|The dream of a better life ended for one group of
migrants when their boat caught fire
Thousands of sub-Saharan Africans have been caught by the Moroccan army trying to slip illegally into the Canary Islands from West Africa.
Most of them come from Ghana, Togo, Benin and the Ivory Coast in search of a better life, paying hundreds of dollars for passage.
Al Jazeera’s Hashem Ahelbarra joined a patrol searching for would-be illegal immigrants.
“I am from Nigeria,” one migrant said. “I decided to make this journey because in my country we have no jobs. I am going to Europe for a purpose. I have nothing to eat in my country.”
When Spain tightened its borders with the north of Morocco, Western Sahara – a disputed territory to the south – was overwhelmed by a flood of illegal immigrants.
Between January and August almost 7,000 Africans reached the Canaries.
Despite this being a two-thirds reduction from the same period in 2006, more than 60 Africans have drowned off the coast of the islands since July alone.
As a result, Spain began a $1.4m media campaign across West Africa in September as part of its attempts to combat illegal immigration.
Colonel Noureddine Benacher of Moroccan Royal Gendarmerie, said: “Eighty per cent of our activity is directed towards illegal immigration. It is a very well organised network with masterminds, organisers and smugglers.”
When an immigrant is intercepted, and transported back to West Africa, smugglers simply find new trafficking routes to bring them back and revive their dreams.

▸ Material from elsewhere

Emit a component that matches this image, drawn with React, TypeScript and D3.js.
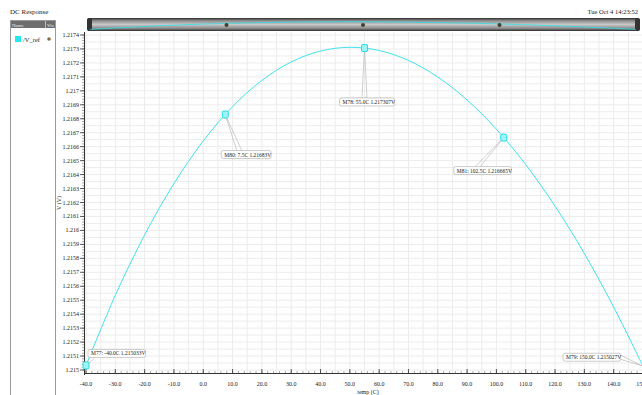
import * as d3 from "d3";

// DC sweep of the reference voltage over temperature
const temps = [-40, -30, -20, -10, 0, 10, 20, 30, 40, 50, 60, 70, 80, 90, 100, 110, 120, 130, 140, 150];
const vref = [
  1.215033, 1.215535, 1.215968, 1.216336, 1.216641, 1.216887, 1.217075, 1.217207, 1.217285, 1.217312,
  1.217289, 1.217218, 1.217099, 1.216934, 1.216725, 1.216471, 1.216174, 1.215834, 1.215451, 1.215027,
];

// markers
const markerNames = ["M77", "M80", "M78", "M81", "M79"];
const markerTemps = [-40, 7.5, 55, 102.5, 150];
const markerValues = [1.215033, 1.21683, 1.217307, 1.216665, 1.215027];
const markerTempText = ["-40.0C", "7.5C", "55.0C", "102.5C", "150.0C"];
const markerValueText = ["1.215033V", "1.21683V", "1.217307V", "1.216665V", "1.215027V"];

const xTickValues = d3.range(-40, 151, 10);
const yTickValues = d3.range(0, 25).map((i) => 1.215 + i * 0.0001);

// layout for the marker label boxes (offset of box from marker, anchor of leader on box)
const boxOffsets = [
  { dx: 2, dy: -16, ax: 4, ay: 9, side: false },
  { dx: -4, dy: 36, ax: 18, ay: 0, side: false },
  { dx: -25, dy: 50, ax: 25, ay: 0, side: false },
  { dx: -50, dy: 29, ax: 24, ay: 0, side: false },
  { dx: -80, dy: -13, ax: 55, ay: 4, side: true },
];

const W = 642;
const H = 395;
const serif = "'Liberation Serif', 'DejaVu Serif', serif";

export default function App() {
  const x = d3.scaleLinear().domain([-40, 150]).range([86, 643]);
  const y = d3.scaleLinear().domain([1.215, 1.2174]).range([370, 35]);
  const plotTop = 32;
  const plotBottom = 373;
  const plotLeft = 84;

  const pts: [number, number][] = temps.map((t, i) => [t, vref[i]]);
  const line = d3
    .line<[number, number]>()
    .x((d) => x(d[0]))
    .y((d) => y(d[1]))
    .curve(d3.curveCatmullRom);

  // overview in the top bar
  const xm = d3.scaleLinear().domain([-40, 150]).range([90, 636]);
  const ym = d3.scaleLinear().domain([1.215, 1.2174]).range([29.5, 21.5]);
  const miniLine = d3
    .line<[number, number]>()
    .x((d) => xm(d[0]))
    .y((d) => ym(d[1]))
    .curve(d3.curveCatmullRom);

  const vGrid = d3.range(-40, 151, 5);
  const hGrid = d3.range(0, 49).map((i) => 1.215 + i * 0.00005);
  const xMinor = d3.range(-40, 151, 2);
  const yMinor = d3.range(0, 121).map((i) => 1.215 + i * 0.00002);

  const fmtY = (v: number) => String(+v.toFixed(4));

  return (
    <svg
      width={W}
      height={H}
      style={{ position: "absolute", left: 0, top: 0, background: "#fff" }}
      fontFamily={serif}
    >
      {/* title & date */}
      <text x={10} y={14} fontSize={7} fill="#222">DC Response</text>
      <text x={638} y={14} fontSize={6.5} fill="#222" textAnchor="end">Tue Oct 4 14:23:52</text>

      {/* left legend panel */}
      <rect x={10.5} y={20.5} width={45} height={380} fill="#fff" stroke="#9a9a9a" strokeWidth={1} />
      <rect x={11} y={21} width={44} height={7} fill="#6e6e6e" />
      <line x1={45.5} y1={21} x2={45.5} y2={28} stroke="#bbb" />
      <text x={12} y={27} fontSize={5} fill="#eee">Name</text>
      <text x={47} y={27} fontSize={5} fill="#eee">Vis</text>
      <rect x={15} y={36} width={6} height={6} fill="#26e6ee" />
      <text x={23} y={42} fontSize={6.5} fill="#222">/V_ref</text>
      <circle cx={49} cy={39} r={1.8} fill="#8a6a3a" />

      {/* top overview bar */}
      <defs>
        <linearGradient id="bar" x1="0" y1="0" x2="0" y2="1">
          <stop offset="0" stopColor="#2c2c2c" />
          <stop offset="0.2" stopColor="#8a8a8a" />
          <stop offset="0.5" stopColor="#c8c8c8" />
          <stop offset="0.8" stopColor="#8a8a8a" />
          <stop offset="1" stopColor="#2c2c2c" />
        </linearGradient>
      </defs>
      <rect x={87} y={18} width={553} height={13} rx={3} fill="url(#bar)" />
      <rect x={87} y={18} width={5} height={13} rx={2} fill="#333" />
      <rect x={635} y={18} width={5} height={13} rx={2} fill="#333" />
      <path d={miniLine(pts) ?? ""} fill="none" stroke="#2fe0e8" strokeWidth={0.8} />
      {markerTemps.slice(1, 4).map((t, i) => (
        <circle key={i} cx={xm(t)} cy={25} r={2} fill="#3f4030" />
      ))}

      {/* grid */}
      {vGrid.map((t) => (
        <line key={"vg" + t} x1={x(t)} x2={x(t)} y1={plotTop} y2={plotBottom} stroke="#ececec" strokeWidth={1} />
      ))}
      {hGrid.map((v, i) => (
        <line key={"hg" + i} x1={plotLeft} x2={W} y1={y(v)} y2={y(v)} stroke="#ececec" strokeWidth={1} />
      ))}

      {/* y axis */}
      <line x1={plotLeft + 0.5} x2={plotLeft + 0.5} y1={plotTop} y2={plotBottom + 2} stroke="#333" />
      {yMinor.map((v, i) => (
        <line key={"ym" + i} x1={plotLeft - 2} x2={plotLeft} y1={y(v)} y2={y(v)} stroke="#555" strokeWidth={0.5} />
      ))}
      {yTickValues.map((v, i) => (
        <g key={"yt" + i}>
          <line x1={plotLeft - 4} x2={plotLeft} y1={y(v)} y2={y(v)} stroke="#333" strokeWidth={0.8} />
          <text x={plotLeft - 5} y={y(v) + 2} fontSize={6} textAnchor="end" fill="#222">
            {fmtY(v)}
          </text>
        </g>
      ))}
      <text transform={`translate(61,203) rotate(-90)`} fontSize={6} textAnchor="middle" fill="#222">V (V)</text>

      {/* x axis */}
      <line x1={plotLeft} x2={W} y1={plotBottom + 0.5} y2={plotBottom + 0.5} stroke="#333" />
      {xMinor.map((t) => (
        <line key={"xm" + t} x1={x(t)} x2={x(t)} y1={plotBottom - 2} y2={plotBottom} stroke="#555" strokeWidth={0.5} />
      ))}
      {xTickValues.map((t) => (
        <g key={"xt" + t}>
          <line x1={x(t)} x2={x(t)} y1={plotBottom - 4} y2={plotBottom} stroke="#333" strokeWidth={0.8} />
          <text x={x(t)} y={386} fontSize={6} textAnchor="middle" fill="#222">
            {t.toFixed(1)}
          </text>
        </g>
      ))}
      <text x={368} y={394} fontSize={6} textAnchor="middle" fill="#222">temp (C)</text>

      {/* curve */}
      <path d={line(pts) ?? ""} fill="none" stroke="#3fe3ea" strokeWidth={1} />

      {/* markers with labels */}
      {markerNames.map((name, i) => {
        const mx = x(markerTemps[i]);
        const my = y(markerValues[i]);
        const label = `${name}: ${markerTempText[i]} ${markerValueText[i]}`;
        const o = boxOffsets[i];
        const bw = label.length * 2.55 + 4;
        const bx = mx + o.dx;
        const by = my + o.dy;
        const bh = 8;
        const ax = bx + (o.side ? bw : o.ax);
        const ay = by + o.ay;
        const p1 = o.side ? [ax, ay - 2] : [ax - 2.5, ay];
        const p2 = o.side ? [ax, ay + 2] : [ax + 2.5, ay];
        return (
          <g key={name}>
            <line x1={mx} y1={my} x2={p1[0]} y2={p1[1]} stroke="#b0b0b0" strokeWidth={0.6} />
            <line x1={mx} y1={my} x2={p2[0]} y2={p2[1]} stroke="#b0b0b0" strokeWidth={0.6} />
            <rect x={bx} y={by} width={bw} height={bh} rx={2} fill="#fff" stroke="#a8a8a8" strokeWidth={0.6} />
            <text x={bx + 3} y={by + 6} fontSize={5.5} fill="#222">{label}</text>
            {i < 4 && (
              <rect x={mx - 3} y={my - 3.5} width={6} height={7} rx={1.5} fill="#9ff4f8" stroke="#22dde6" strokeWidth={1} />
            )}
          </g>
        );
      })}
    </svg>
  );
}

Khaled Zerouali, an official with the migration and border surveillance department of the interior minister, is the man with the mammoth task of finding a permanent solution to the influx of illegal immigration.
“The number of networks we are dismantling is huge. The only difficulty we have is that there is a lot of cash involved.
“When you dismantle one network you have three or four that are born. The only way to cope with it, is to make people aware of the dangers and help them set up projects so they can settle in their countries.”
Controlling illegal immigration is made more difficult by the vast sand dunes that stretch towards the sea.
Stranded, hungry and thirsty, not everybody makes it to the Canaries. Dozens of bodies are often found floating near the coast.
On one patrol with the Moroccan border police, Al Jazeera came across one group of migrants whose dreams of a better life in Spain had evaporated in the flames that ripped through their wooden boat.
A journey that started in the heart of Africa was over for them.
But they were considered lucky, many others have ended up buried in unmarked graves hundred of miles away from their families.